The other two major issues are bugs and rancidity. Wheat flour has a small amount of fat in it from the wheat germ. Just like other fats, it can go rancid. All wheat has weevil and other bugs in them. Mostly eggs. Other bugs can get into the paper containers you normally buy the stuff in pretty easily, too.
It turns out that you can take three simple steps to eradicate these little monsters, and keep the fat in the wheat germ from going rancid before you use it.
- Freeze the flour.
- Add dried bay leaves
- Store in an airtight container.
- Keep the containers in a cool, dry, place.
To freeze flour, transfer it into small, zip-lock type plastic freezer bags, and put it in your freezer overnight. The cold should kill any living bugs and muck with most of the eggs. The zip-lock bag is to keep the moisture out.

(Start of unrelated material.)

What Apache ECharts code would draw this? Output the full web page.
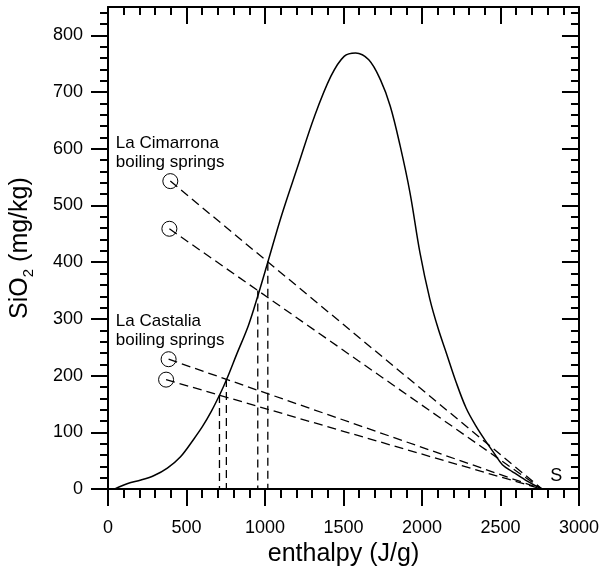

Adding a few dried bay leaves to the flour can help cut down on bugs, as well. Most of insects don't like it and I've been told it's actually poisonous to weevil larvae. Just make sure you take the bay leaves out of the flour before you cook with it. I learned this lesson after making a wonderful loaf of bay flavored bread in my bread maker one day.
Make sure your storage containers are airtight. This helps avoid rancidity and creates yet another hostile environment for the bugs. Some people even suggest putting oxygen trapping chem packs in with the flour, but I'm not sure it's necessary. We've chosen to use 20 gallon storage buckets with air tight gamma lids.
How many times have you heard the mantra of the pantry, “Keep it in a cool, dry, place?” Same story, here. Light and heat contribute to fat rancidity and stale food. Avoid those as much as possible.
Here comes the disclaimer. Please keep in mind that I'm not a food scientist, nutritionalist, or otherwise licensed food service worker. I've had no formal training in this. All of this is based on the research I've done, mixed with my own experience. Take my advice for what it is, the friendly kind, not the professional kind. Don't sue me if this doesn't work for you.